En poussant plus loin vers le fond
de l'esplanade, un bâtiment à l'apparence exotique, avec des feuilles
de cocotiers et toit de chaume, qui serait plus à sa place sur une plage
du Pacifique sous des cocotiers. Ce baraquement servait de Maison des Arts
et de la Culture, ou de Club House, abritant des représentations artistiques,
et les quelques bals qui s'y tenaient ; faut bien vivre et garder le moral...On
écoutait les chansons de l'époque, Siboney, Perfidia, Cerisier rose et
Pommier blanc, Tango Bleu etc.…Toute une époque !
Si on pousse encore vers le fond,
on découvre les bâtiments sanitaires et les douches, bien naturellement.
Maintenant si on retourne vers la droite, on suit l'alignement des bâtiments
aux toits de tuile, une douzaine quand même, et on arrive aux limites
de la Cité Lyautey.
On aperçoit avant les derniers
bâtiments un ancien château d'eau maintenant désaffecté, qui va servir
de terrain de jeux pour les plus téméraires, mais ils n'avaient aucune
conscience des risques qu'ils prenaient. Heureuse et insouciante enfance...

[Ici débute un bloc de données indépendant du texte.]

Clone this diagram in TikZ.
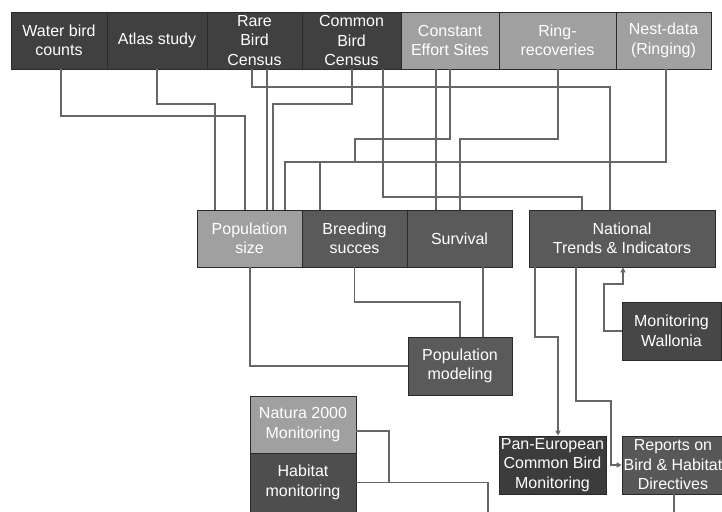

C'etait aussi dans ces derniers
bâtiments que les Pères Missionnaires avaient installé leur chapelle,
avec même un orgue en parfait état, et le dimanche y célébraient la
messe, avec l'aide des Soeurs Missionnaires qui venaient évangéliser
les enfants de la Cité Lyautey, et donner quelques cours élémentaires
pour rendre service.
Pour finir la visite, allons vers
l'angle du boulevard Pavie - duong 3 thang' 2 - avec la rue Leclerc - duong
Lý Thường Kiệt. Dans le coin se dresse un blockhaus mirador, qui
donne une bonne vue sur l'extérieur, et surtout sur le champ de courses
! Là on pouvait resquiller et regarder les courses de chevaux sans payer
l'entrée, les enfants ne s'en privaient pas.
Comment
ces Eurasiens vivaient ils leur nouvelle vie dans cette Cité Lyautey ?
Oh bien sûr ils étaient loin d'être riches, mais ils n'étaient pas
miséreux non plus, et pouvaient sortir faire leurs emplettes dans les
commerces du quartier, comme les autres gens, poussant peut être jusqu'au
marché Nguyên Tri Phuong pas très loin, en suivant la rue Bà Hat y
menant depuis la Cité, passant par la rue Nguyên Kim leur faisant face.
Ils allaient dans le quartier cueillir
les petits fruits des prunelliers trứng cá. Toujours ça de pris sans
payer... On pouvait aussi louer des vélos et s'entraîner à rouler, pour
quelques pièces de notre maigre argent de poche. L’anecdote la
plus inoubliable est qu’un jour, des parents ont découvert une annonce
recrutant des figurants pour le tournage d’un film sur le fameux
pont en Y à Cholon pas très loin, et
certains d’entre nous ont bien sûr profité de l’occasion, pour gagner
quelques billets en s’amusant. Et c’est ainsi que nous figurons dans
la scène d’ouverture de la fête sur le pont en Y, du célèbre cinéaste
Joseph Mankiewicz, dans le film « un Américain bien tranquille
» soit « the Quiet American « d’après le roman de Graham Greene ,
excusez du peu, et je me souviens que nos cachets étaient très intéressants,
pour si peu de « travail ».
Mais ce n'est pas tout de batifoler,
il faut aussi penser à la scolarité. On avait naturellement le droit
d'aller dans les établissements scolaires encore gérés par l'administration
française, qui gérait la petite communauté des citoyens français à
Saigon.
L'Ambassade de France se trouvait en face du quai Bach Dàng, juste devant
la fameuse Pointe des Blagueurs, rendez vous du Tout Saigon colonial de
l'époque, qui y a vu passer même Alain Delon troufion ; on a même le
souvenir des dialogues dans le film Les tontons flingueurs, où Lino Ventura
évoquait cette époque là...Bref, il fallait quand même aller à l'école
pour les enfants de la Cité Lyautey. Vu leurs âges, ils devaient aller
à l'école primaire Jauréguiberry dans la rue éponyme, rue Ngô Thoi
Nhiêm actuelle dans le quân 3. Certains se souviendront toujours de cette
petite école peinte couleur rouge brique...et plus tard poursuivre au
Collège - Lycée Chasseloup Laubat, le plus ancien de Saigon, devenu Lycée
Jean Jacques Rousseau - maintenant Lê Quy Dôn.